Die isländische Zentralbank schreibt dagegen: „Der russische Botschafter in Island, Victor I. Tatarintsev, hat den Vorsitzenden des Direktoriums der Zentralbank von Island an diesem Morgen darüber informiert, dass Russland der Zentralbank einen Kredit in Höhe von 4 Milliarden Euro gewähren würde."

Die Fälligkeit betrage drei bis vier Jahre zu Konditionen in einer Spanne zwischen 30 bis 50 Basispunkten über dem Libor, hieß es bei der Bank weiter. Der russische Premierminister Wladimir Putin habe die Zusage bestätigt. Der isländische Premierminister hatte offenbar bereits vor einigen Monaten entsprechende Kontakte nach Moskau geknüpft.

Die isländische Landeswährung Krone hat in den letzten zwölf Monaten drei Viertel ihres Wertes gegenüber dem Euro verloren. Mittlerweile hat die isländische Regierung den Wechselkurs für die isländische Krone fixiert. Außerdem wurde der Handel mit sämtlichen Finanzwerten an Islands Börsen ausgesetzt. Die Ratingagentur Standard & Poor's stufte Islands Bonität derweil um zwei Stufen von „A-„ auf „BBB“ herunter. Zwar würden die Maßnahmen der Regierung dazu beitragen, die Risiken für den Staatshaushalt zu begrenzen, aber sie würden auch den Zugang der isländischen Banken zum internationalen Markt beschneiden, teilte Standard & Poor’s mit.
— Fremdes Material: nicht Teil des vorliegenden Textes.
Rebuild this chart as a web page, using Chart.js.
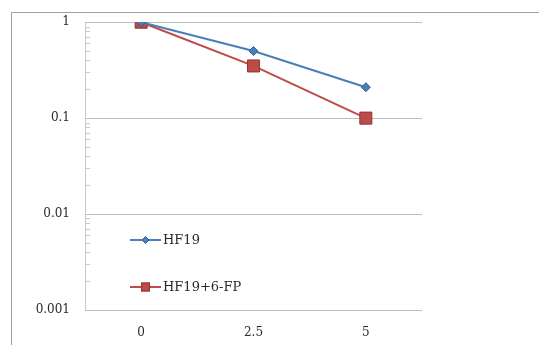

Sollte sich die Lage weiter verschlechtern, wäre es das erste Mal in dieser Finanzkrise, dass ein Staat pleite geht. Der vorerst letzte Staat, der seinen Bankrott erklären musste, war im Jahr 2002 Argentinien. Nach einem Zusammenbruch des dortigen Bankensystems kam das südamerikanische Land erst nach massiven staatlichen Eingriffen auf den Finanzmarkt und die Anlagevermögen der Bürger wieder auf die Beine.